** start RECORDS TO USE **
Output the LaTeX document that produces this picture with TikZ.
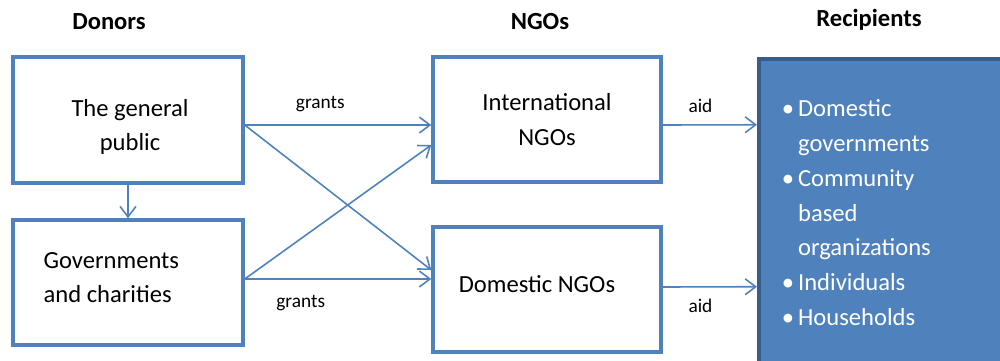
\documentclass[tikz,border=0pt]{standalone}
\usepackage{fontspec}
\setmainfont{Carlito}
\usetikzlibrary{arrows.meta}
\definecolor{boxblue}{HTML}{4F81BD}
\definecolor{boxdark}{HTML}{385D8A}

\begin{document}
\begin{tikzpicture}[
		x=0.02cm, y=-0.02cm,
		font=\fontsize{14}{19.8}\selectfont,
		% Styles for the boxes
		actor/.style={draw=boxblue, line width=2pt, minimum width=4.6cm, minimum height=2.5cm, align=center},
		boxtxt/.style={font=\fontsize{14}{19.8}\selectfont, inner sep=0pt},
		recbox/.style={draw=boxdark, line width=2pt, fill=boxblue, text=white,
			minimum width=4.92cm, minimum height=6.16cm, inner xsep=0.46cm,
			text width=4cm, align=flush left, anchor=north west},
		% Connectors and their labels
		flow/.style={draw=boxblue, line width=0.9pt, -{Straight Barb[length=6pt, width=9pt]}},
		flowlabel/.style={font=\fontsize{11}{13}\selectfont, inner sep=1pt},
		colTitle/.style={font=\fontsize{14}{17}\selectfont\bfseries}
		]
		\useasboundingbox (0,0) rectangle (1000,360);
		
		% Column titles
		\node[colTitle] (tDonors) at (109,22) {Donors};
		\node[colTitle] (tNGOs) at (540,22) {NGOs};
		\node[colTitle] (tRec) at (869,20) {Recipients};
		
		% Donors
		\node[actor, minimum height=2.52cm,
			label={[boxtxt, align=center, xshift=0.04cm, yshift=-0.14cm]center:The general\\public}] (pub) at (128,120) {};
		\node[actor,
			label={[boxtxt, align=flush left, anchor=west, yshift=0.1cm]west:\hspace{0.64cm}Governments\\\hspace{0.64cm}and charities}] (gov) at (128,282.5) {};
		
		% NGOs
		\node[actor, minimum width=4.56cm] (intl) at (547,119.5) {International\\NGOs};
		\node[actor, minimum width=4.56cm,
			label={[boxtxt, xshift=-0.2cm, yshift=0.1cm]center:Domestic NGOs}] (dom) at (547,289.5) {};
		
		% Recipients
		\node[recbox] (rec) at (757,57) {%
			\textbullet\,Domestic\\
			\hphantom{\textbullet\,}governments\\
			\textbullet\,Community\\
			\hphantom{\textbullet\,}based\\
			\hphantom{\textbullet\,}organizations\\
			\textbullet\,Individuals\\
			\textbullet\,Households};
		
		% Flows
		\draw[flow] (pub) -- (gov);
		\draw[flow] ([yshift=-0.1cm]pub.east) -- node[flowlabel, pos=.405, yshift=0.42cm] (lGrantsA) {grants} ([yshift=-0.11cm]intl.west);
		\draw[flow] ([yshift=-0.1cm]pub.east) -- ([yshift=0.39cm]dom.west);
		\draw[flow] ([yshift=0.07cm]gov.east) -- ([yshift=-0.51cm]intl.west);
		\draw[flow] ([yshift=0.07cm]gov.east) -- node[flowlabel, pos=.3, yshift=-0.48cm] (lGrantsB) {grants} ([yshift=0.21cm]dom.west);
		\draw[flow] ([yshift=-0.11cm]intl.east) -- node[flowlabel, pos=.4, yshift=0.38cm] (lAidA) {aid} ([yshift=1.76cm]rec.west);
		\draw[flow] ([yshift=0.05cm]dom.east) -- node[flowlabel, pos=.4, yshift=-0.38cm] (lAidB) {aid} ([yshift=-1.48cm]rec.west);
	\end{tikzpicture}
\end{document}
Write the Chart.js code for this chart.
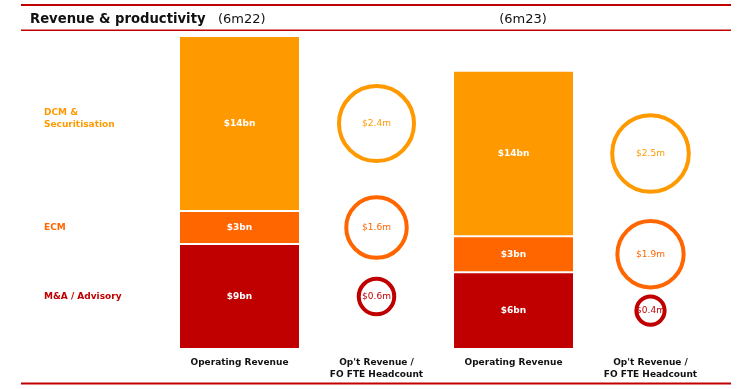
<!DOCTYPE html>
<html>
<head>
<meta charset="utf-8">
<script src="https://cdn.jsdelivr.net/npm/chart.js@4/dist/chart.umd.min.js"></script>
<style>
  html, body { margin: 0; padding: 0; background: #fff; }
  canvas { display: block; }
</style>
</head>
<body>
<canvas id="revenueChart" width="753" height="389"></canvas>
<script>
// Períodos e colunas do gráfico
const periods = ['6m22', '6m23'];
const columnKeys = ['6m22 revenue', '6m22 productivity', '6m23 revenue', '6m23 productivity'];
const tickLabels = [
    'Operating Revenue',
    ["Op't Revenue /", 'FO FTE Headcount'],
    'Operating Revenue',
    ["Op't Revenue /", 'FO FTE Headcount']
];

// Receita operacional por segmento ($bn)
const mnaRevenue = [8.75, 6.4];
const ecmRevenue = [2.75, 3.0];
const dcmRevenue = [14.6, 13.8];
const mnaRevenueLabels = ['$9bn', '$6bn'];
const ecmRevenueLabels = ['$3bn', '$3bn'];
const dcmRevenueLabels = ['$14bn', '$14bn'];

// Receita / headcount FO FTE ($m)
const mnaProductivity = [0.6, 0.4];
const ecmProductivity = [1.6, 1.9];
const dcmProductivity = [2.4, 2.5];

const yMax = 26.1;
const fontFamily = "'DejaVu Sans', Verdana, sans-serif";

// Segmentos de baixo para cima
const segments = [
    { name: ['M&A / Advisory'], color: '#C00000', revenue: mnaRevenue, labels: mnaRevenueLabels, productivity: mnaProductivity },
    { name: ['ECM'], color: '#FF6600', revenue: ecmRevenue, labels: ecmRevenueLabels, productivity: ecmProductivity },
    { name: ['DCM &', 'Securitisation'], color: '#FF9900', revenue: dcmRevenue, labels: dcmRevenueLabels, productivity: dcmProductivity }
];

// Raio do círculo proporcional à raiz do valor (área ~ valor)
function bubbleRadius(value) {
    return 25.5 * Math.sqrt(value) - 2;
}

// Ponto médio de cada segmento na pilha
function segmentMiddle(segIndex, periodIndex) {
    let base = 0;
    for (let s = 0; s < segIndex; s++) base += segments[s].revenue[periodIndex];
    return base + segments[segIndex].revenue[periodIndex] / 2;
}

const barDatasets = segments.map(seg => ({
    type: 'bar',
    label: seg.name.join(' '),
    data: periods.flatMap((p, i) => [seg.revenue[i], null]),
    backgroundColor: seg.color,
    borderColor: 'rgba(255,255,255,0.75)',
    borderWidth: 1,
    borderSkipped: false,
    barPercentage: 0.883,
    categoryPercentage: 1.0,
    yAxisID: 'y',
    order: 2
}));

const bubbleDatasets = segments.map((seg, s) => ({
    type: 'bubble',
    label: seg.name.join(' ') + ' productivity',
    data: periods.map((p, i) => ({
        x: columnKeys[i * 2 + 1],
        y: segmentMiddle(s, i),
        r: bubbleRadius(seg.productivity[i])
    })),
    backgroundColor: 'rgba(255,255,255,0)',
    borderColor: seg.color,
    borderWidth: 4,
    clip: false,
    yAxisID: 'y2',
    order: 1
}));

// Plugin para cabeçalho, linhas e rótulos
const decorPlugin = {
    id: 'decor',
    beforeDraw(chart) {
        const ctx = chart.ctx;
        ctx.save();
        ctx.fillStyle = '#fff';
        ctx.fillRect(0, 0, chart.width, chart.height);
        ctx.fillStyle = '#C00000';
        ctx.fillRect(21, 4, 710, 2);
        ctx.fillRect(21, 29.5, 710, 1.5);
        ctx.fillRect(21, 382.5, 710, 2);

        ctx.textBaseline = 'alphabetic';
        ctx.textAlign = 'left';
        ctx.fillStyle = '#111';
        ctx.font = 'bold 13.2px ' + fontFamily;
        ctx.fillText('Revenue & productivity', 30, 22.5);
        ctx.font = '13px ' + fontFamily;
        ctx.fillText('(' + periods[0] + ')', 218, 22.5);
        ctx.textAlign = 'center';
        ctx.fillText('(' + periods[1] + ')', 523, 22.5);
        ctx.restore();
    },
    afterDatasetsDraw(chart) {
        const ctx = chart.ctx;
        ctx.save();
        ctx.textBaseline = 'middle';
        segments.forEach((seg, s) => {
            const barMeta = chart.getDatasetMeta(s);
            const bubbleMeta = chart.getDatasetMeta(segments.length + s);
            periods.forEach((p, i) => {
                const bar = barMeta.data[i * 2];
                const midY = (bar.y + bar.base) / 2;
                ctx.textAlign = 'center';
                ctx.fillStyle = '#fff';
                ctx.font = 'bold 9px ' + fontFamily;
                ctx.fillText(seg.labels[i], bar.x, midY);

                const bubble = bubbleMeta.data[i];
                ctx.fillStyle = seg.color;
                ctx.font = '9px ' + fontFamily;
                ctx.fillText('$' + seg.productivity[i].toFixed(1) + 'm', bubble.x, bubble.y);

                // Nome do segmento à esquerda, alinhado ao primeiro período
                if (i === 0) {
                    ctx.textAlign = 'left';
                    ctx.font = 'bold 9px ' + fontFamily;
                    const lineH = 12;
                    const startY = midY - (seg.name.length - 1) * lineH / 2 - (seg.name.length > 1 ? 5 : 0);
                    seg.name.forEach((line, l) => ctx.fillText(line, 44, startY + l * lineH));
                }
            });
        });
        ctx.restore();
    }
};

new Chart(document.getElementById('revenueChart'), {
    data: {
        labels: columnKeys,
        datasets: [...barDatasets, ...bubbleDatasets]
    },
    options: {
        responsive: false,
        animation: false,
        devicePixelRatio: 1,
        layout: {
            autoPadding: false,
            padding: { left: 171, right: 34, top: 36, bottom: 0 }
        },
        plugins: {
            legend: { display: false },
            tooltip: { enabled: false }
        },
        scales: {
            x: {
                type: 'category',
                stacked: true,
                offset: true,
                grid: { display: false, drawTicks: false },
                border: { display: false },
                ticks: {
                    padding: 8,
                    color: '#111',
                    font: { family: fontFamily, size: 9, weight: 'bold', lineHeight: 1.3 },
                    maxRotation: 0,
                    autoSkip: false,
                    callback: (value, index) => tickLabels[index]
                },
                afterFit: scale => { scale.height = 40; }
            },
            y: {
                stacked: true,
                display: false,
                min: 0,
                max: yMax
            },
            y2: {
                stacked: false,
                display: false,
                min: 0,
                max: yMax
            }
        }
    },
    plugins: [decorPlugin]
});
</script>
</body>
</html>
** end RECORDS TO USE **
### EXERCISE TASK
Collect every line from the records above that contains the word "this".

### SOLUTION TO THE PROBLEM
Output the LaTeX document that produces this picture with TikZ.
Write the Chart.js code for this chart.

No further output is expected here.